▸ Task objective
Write each line of the material exactly as given, from the top through the line that contains "import plotly.graph_objects as go", and omit all pictures.

● ● ●

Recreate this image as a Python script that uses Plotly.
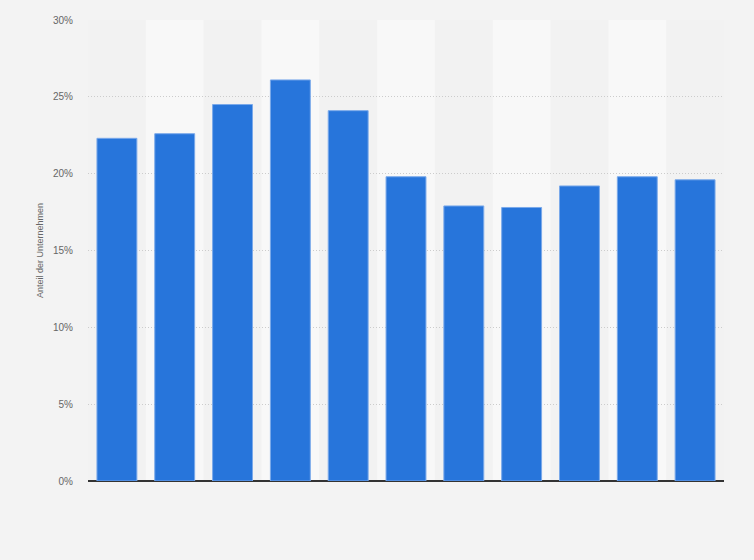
import plotly.graph_objects as go

# bar categories (x labels are hidden in the original)
categories = ["2011", "2012", "2013", "2014", "2015", "2016",
              "2017", "2018", "2019", "2020", "2021"]
shares = [22.3, 22.6, 24.5, 26.1, 24.1, 19.8, 17.9, 17.8, 19.2, 19.8, 19.6]
y_ticks = [0, 5, 10, 15, 20, 25, 30]
y_tick_labels = ["0%", "5%", "10%", "15%", "20%", "25%", "30%"]

fig = go.Figure()
fig.add_trace(go.Bar(
    x=categories, y=shares,
    marker=dict(color="#2775db", line=dict(color="#7aa9ea", width=1)),
    hoverinfo="x+y",
))

# alternating column bands
shapes = []
for i in range(len(categories)):
    if i % 2 == 1:
        shapes.append(dict(type="rect", xref="x", yref="y",
                           x0=i - 0.5, x1=i + 0.5, y0=0, y1=30,
                           fillcolor="#f8f8f8", line=dict(width=0),
                           layer="below"))

fig.update_layout(
    width=754, height=560,
    margin=dict(l=88, r=30, t=20, b=79),
    paper_bgcolor="#f3f3f3", plot_bgcolor="#f2f2f2",
    bargap=0.31,
    showlegend=False,
    shapes=shapes,
    font=dict(family="Arial, Liberation Sans, sans-serif", size=10, color="#666666"),
)
fig.update_xaxes(
    showticklabels=False, showgrid=False, zeroline=False,
    showline=False,
)
fig.update_yaxes(
    range=[0, 30], tickvals=y_ticks, ticktext=y_tick_labels,
    showgrid=True, gridcolor="#cccccc", griddash="1px,2px", gridwidth=1,
    zeroline=True, zerolinecolor="#333333", zerolinewidth=1.5,
    ticklabelstandoff=14,
    tickfont=dict(size=10, color="#666666"),
    title=dict(text="Anteil der Unternehmen", standoff=7,
               font=dict(size=9, color="#666666")),
)

# drop the default page margin so the chart sits flush like the original
fig.write_html("out.html",
               config={"displayModeBar": False},
               post_script="document.body.style.margin='0';"
                           "document.body.style.background='#f3f3f3';")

● ● ●

▸ Problem solution
Recreate this image as a Python script that uses Plotly.
import plotly.graph_objects as go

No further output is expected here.